Consistent with the March 28, 2017 Executive Order, U.S. EPA announced on April 2, 2017 that it is “reviewing, and if appropriate, will initiate proceedings to suspend, revise, or rescind” the October 23, 2015 Standards of Performance for Greenhouse Gas Emissions from New, Modified, and Reconstructed Stationary Sources: Electric Utility Generating Units. Prior to this announcement, these Standards of Performance were not without their own challenges; 24 states and several other parties sought separate judicial review of the Standards of Performance in State of Dakota v. EPA, No. 15-1381, with oral argument heard April 17, 2017.
Also consistent with the March 28, 2017 Executive Order, U.S. EPA withdrew the October 23, 2015 proposed Federal Plan Requirements for Greenhouse Gas Emissions From Electric Utility Generating Units Constructed on or Before January 8, 2014; Model Trading Rules; Amendments to Framework Regulations.

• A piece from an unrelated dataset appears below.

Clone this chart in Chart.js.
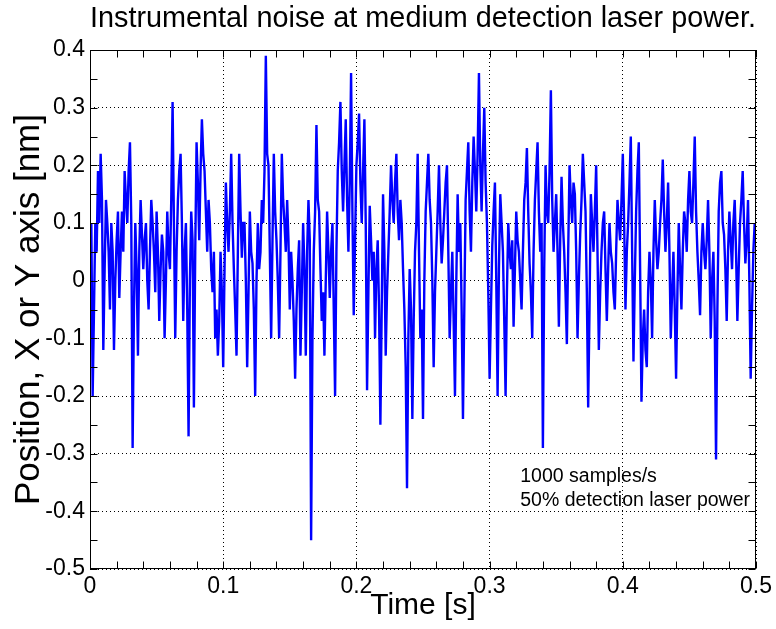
<!DOCTYPE html>
<html>
<head>
<meta charset="utf-8">
<title>Instrumental noise</title>
<script src="https://cdn.jsdelivr.net/npm/chart.js@4.4.0/dist/chart.umd.min.js"></script>
<style>
    html, body { margin: 0; padding: 0; background: #fff; }
    #wrap { width: 776px; height: 629px; }
</style>
</head>
<body>
<div id="wrap"><canvas id="noiseChart" width="776" height="629"></canvas></div>
<script>
// Position samples, 1000 samples/s
const sampleStep = 0.001;
const positionNm = [
    0.05, 0.10, -0.20, -0.05, 0.10, 0.05, 0.19, 0.10, 0.22, 0.14, -0.12, 0.02, 0.14, 0.10, 0.05, -0.05, 0.10, 0.05, -0.12, 0.00,
    0.07, 0.12, -0.03, 0.05, 0.12, 0.05, 0.19, 0.14, 0.10, 0.19, 0.24, 0.10, -0.29, -0.05, 0.10, 0.02, -0.13, 0.05, 0.14, 0.08,
    0.02, 0.07, 0.10, 0.00, -0.05, 0.05, 0.14, 0.10, 0.05, -0.02, 0.12, 0.05, -0.07, 0.02, 0.08, 0.05, -0.10, 0.00, 0.12, 0.05,
    0.02, 0.14, 0.31, 0.10, -0.10, 0.05, 0.14, 0.19, 0.22, 0.10, -0.07, 0.05, 0.10, -0.05, -0.27, 0.00, 0.12, 0.07, -0.22, 0.05,
    0.24, 0.17, 0.07, 0.19, 0.28, 0.22, 0.19, 0.12, 0.05, 0.14, 0.10, 0.02, -0.02, 0.05, -0.10, -0.05, -0.13, -0.07, 0.05, -0.02,
    -0.15, 0.02, 0.17, 0.10, 0.05, 0.12, 0.22, 0.10, 0.02, -0.05, -0.13, 0.05, 0.22, 0.12, 0.04, 0.10, 0.10, 0.00, -0.15, -0.02,
    0.12, 0.05, 0.03, -0.05, -0.20, 0.00, 0.10, 0.02, 0.05, 0.14, 0.10, 0.19, 0.39, 0.22, 0.20, 0.05, -0.10, 0.07, 0.22, 0.12,
    0.07, 0.00, -0.10, 0.05, 0.22, 0.14, 0.10, 0.05, 0.14, 0.07, -0.05, 0.05, 0.00, -0.07, -0.17, -0.05, 0.02, 0.07, -0.13, -0.02,
    0.10, 0.02, -0.13, 0.05, 0.14, 0.07, -0.45, -0.10, 0.05, 0.12, 0.27, 0.14, 0.12, 0.02, -0.07, -0.02, -0.13, 0.00, 0.12, 0.05,
    -0.03, 0.05, 0.10, -0.05, -0.20, 0.05, 0.19, 0.24, 0.31, 0.19, 0.12, 0.20, 0.28, 0.14, 0.05, 0.17, 0.36, 0.12, -0.06, 0.07,
    0.20, 0.24, 0.29, 0.17, 0.10, 0.19, 0.28, 0.10, -0.19, -0.02, 0.13, 0.07, 0.00, 0.05, -0.10, 0.02, 0.07, -0.05, -0.25, -0.05,
    0.15, 0.05, -0.13, -0.02, 0.05, 0.12, 0.20, 0.14, 0.10, 0.17, 0.22, 0.12, 0.07, 0.14, 0.10, 0.02, -0.05, -0.15, -0.36, -0.10,
    0.02, -0.05, -0.24, -0.07, 0.05, 0.10, 0.22, 0.05, -0.10, -0.05, -0.24, 0.00, 0.12, 0.17, 0.22, 0.14, 0.10, 0.00, -0.15, -0.02,
    0.05, 0.12, 0.20, 0.10, 0.03, 0.07, 0.12, 0.17, 0.20, 0.05, -0.10, -0.02, 0.05, -0.07, -0.20, 0.00, 0.15, 0.05, 0.10, -0.05,
    -0.24, -0.05, 0.14, 0.19, 0.24, 0.12, 0.05, 0.17, 0.25, 0.19, 0.12, 0.22, 0.36, 0.20, 0.12, 0.22, 0.30, 0.17, 0.10, -0.02,
    -0.17, -0.05, 0.06, 0.12, 0.17, 0.00, -0.20, 0.02, 0.15, 0.10, 0.05, -0.07, -0.20, -0.02, 0.10, 0.05, 0.02, 0.07, -0.08, 0.02,
    0.12, 0.07, 0.05, 0.00, -0.05, 0.05, 0.14, 0.17, 0.23, 0.12, 0.03, -0.02, -0.10, 0.05, 0.14, 0.19, 0.24, 0.12, 0.05, 0.10,
    -0.29, 0.02, 0.20, 0.12, 0.10, 0.19, 0.33, 0.14, 0.05, 0.10, 0.15, 0.05, -0.08, 0.07, 0.18, 0.10, 0.05, -0.02, -0.11, 0.05,
    0.20, 0.14, 0.10, 0.17, 0.15, 0.05, -0.10, 0.00, 0.08, 0.14, 0.22, 0.17, 0.12, -0.02, -0.22, -0.05, 0.15, 0.10, 0.05, 0.12,
    0.20, 0.05, -0.12, -0.02, 0.05, 0.10, 0.12, 0.02, -0.07, 0.02, 0.10, 0.05, 0.03, -0.02, -0.05, 0.05, 0.14, 0.10, 0.07, 0.14,
    0.22, 0.10, -0.05, 0.05, 0.10, 0.17, 0.25, 0.05, -0.14, 0.00, 0.12, 0.19, 0.24, 0.02, -0.21, -0.10, -0.05, -0.12, -0.15, -0.02,
    0.05, 0.00, -0.10, 0.05, 0.14, 0.07, 0.02, 0.05, 0.10, 0.14, 0.21, 0.12, 0.05, 0.10, 0.17, 0.05, -0.10, -0.02, 0.05, -0.05,
    -0.17, -0.02, 0.10, 0.02, -0.05, 0.05, 0.12, 0.10, 0.05, 0.14, 0.19, 0.12, 0.10, 0.17, 0.25, 0.12, 0.05, 0.00, -0.06, 0.05,
    0.10, 0.05, 0.02, 0.07, 0.14, 0.05, -0.10, 0.00, 0.05, -0.07, -0.31, -0.05, 0.12, 0.17, 0.19, 0.10, 0.08, 0.02, -0.07, 0.05,
    0.12, 0.07, 0.02, 0.10, 0.14, 0.05, -0.07, 0.02, 0.10, 0.14, 0.19, 0.10, 0.03, 0.07, 0.14, 0.00, -0.17, -0.05, 0.05, 0.10,
    0.07
];

const xTicks = [0, 0.1, 0.2, 0.3, 0.4, 0.5];
const xTickLabels = ['0', '0.1', '0.2', '0.3', '0.4', '0.5'];
const yTicks = [-0.5, -0.4, -0.3, -0.2, -0.1, 0, 0.1, 0.2, 0.3, 0.4];
const yTickLabels = ['-0.5', '-0.4', '-0.3', '-0.2', '-0.1', '0', '0.1', '0.2', '0.3', '0.4'];
const xMinorStep = 0.02;
const yMinorStep = 0.05;
const notes = ['1000 samples/s', '50% detection laser power'];

const FONT = "'Liberation Sans', Arial, Helvetica, sans-serif";

// box + inward ticks on all four sides, plus the annotation
const matlabFrame = {
    id: 'matlabFrame',
    afterDraw(chart) {
        const { ctx, chartArea: a, scales: { x, y } } = chart;
        const L = Math.round(a.left) + 0.5, R = Math.round(a.right) - 0.5;
        const T = Math.round(a.top) + 0.5, B = Math.round(a.bottom) - 0.5;
        const tl = 7;
        ctx.save();
        ctx.strokeStyle = '#000';
        ctx.lineWidth = 1;
        ctx.beginPath();
        const nx = Math.round((x.max - x.min) / xMinorStep);
        for (let i = 0; i <= nx; i++) {
            const px = Math.round(x.getPixelForValue(x.min + i * xMinorStep)) + 0.5;
            ctx.moveTo(px, B); ctx.lineTo(px, B - tl);
            ctx.moveTo(px, T); ctx.lineTo(px, T + tl);
        }
        const ny = Math.round((y.max - y.min) / yMinorStep);
        for (let i = 0; i <= ny; i++) {
            const py = Math.round(y.getPixelForValue(y.min + i * yMinorStep)) + 0.5;
            ctx.moveTo(L, py); ctx.lineTo(L + tl, py);
            ctx.moveTo(R, py); ctx.lineTo(R - tl, py);
        }
        ctx.stroke();
        ctx.strokeRect(L, T, R - L, B - T);

        ctx.fillStyle = '#000';
        ctx.font = '19.5px ' + FONT;
        ctx.textAlign = 'left';
        ctx.textBaseline = 'middle';
        const noteX = x.getPixelForValue(0.323);
        ctx.fillText(notes[0], noteX, y.getPixelForValue(-0.34));
        ctx.fillText(notes[1], noteX, y.getPixelForValue(-0.382));
        ctx.restore();
    }
};

const ctx = document.getElementById('noiseChart').getContext('2d');

new Chart(ctx, {
    type: 'scatter',
    data: {
        datasets: [{
            data: positionNm.map((v, i) => ({ x: i * sampleStep, y: v })),
            showLine: true,
            borderColor: '#0000ff',
            borderWidth: 2.4,
            pointRadius: 0,
            tension: 0
        }]
    },
    options: {
        responsive: false,
        animation: false,
        layout: { padding: { right: 16 } },
        plugins: {
            legend: { display: false },
            tooltip: { enabled: false },
            title: {
                display: true,
                fullSize: false,
                text: 'Instrumental noise at medium detection laser power.',
                color: '#000',
                font: { family: FONT, size: 29, weight: 'normal', lineHeight: 1.2 },
                padding: { top: 2, bottom: 13.2 }
            }
        },
        scales: {
            x: {
                type: 'linear',
                min: 0,
                max: 0.5,
                afterBuildTicks: s => { s.ticks = xTicks.map(v => ({ value: v })); },
                afterFit: s => { s.height = 60; },
                ticks: {
                    color: '#000',
                    padding: 4,
                    maxRotation: 0,
                    font: { family: FONT, size: 23 },
                    callback: (v, i) => xTickLabels[i]
                },
                grid: { color: '#000', lineWidth: 1, drawTicks: false },
                border: { display: false, dash: [1, 3] },
                title: {
                    display: true,
                    text: 'Time [s]',
                    color: '#000',
                    font: { family: FONT, size: 30 },
                    padding: { top: 0, bottom: 5 }
                }
            },
            y: {
                type: 'linear',
                min: -0.5,
                max: 0.4,
                afterBuildTicks: s => { s.ticks = yTicks.map(v => ({ value: v })); },
                afterFit: s => { s.width = 90; },
                ticks: {
                    color: '#000',
                    padding: 5,
                    font: { family: FONT, size: 23 },
                    callback: (v, i) => yTickLabels[i]
                },
                grid: { color: '#000', lineWidth: 1, drawTicks: false },
                border: { display: false, dash: [1, 3] },
                title: {
                    display: true,
                    text: 'Position, X or Y axis [nm]',
                    color: '#000',
                    font: { family: FONT, size: 35 },
                    padding: { top: 8, bottom: 0 }
                }
            }
        }
    },
    plugins: [matlabFrame]
});
</script>
</body>
</html>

I hope this article helps remove at least some of the confusion and uncertainty surrounding the history and the future of GHG regulation for the power sector. To summarize, U.S. EPA’s proposed repeal of the Clean Power Plan will be followed by an ANPRM that specifically requests comment on what systems of emission reduction are in accordance with the CAA, which is likely to inform development of a future replacement rule. If it is a narrow replacement of the CPP, we may find that it draws from elements of Pruitt’s own OKAG Plan as well as Building Block 1 of the CPP. Repeal without replacement does not come without possible legal action by NGOs. Finally, activity by the Court of Appeals’ with respect to West Virginia v. EPA as well as activity by the Supreme Court with respect to the February 2016 stay can still influence the direction of future GHG rulemakings for the industry.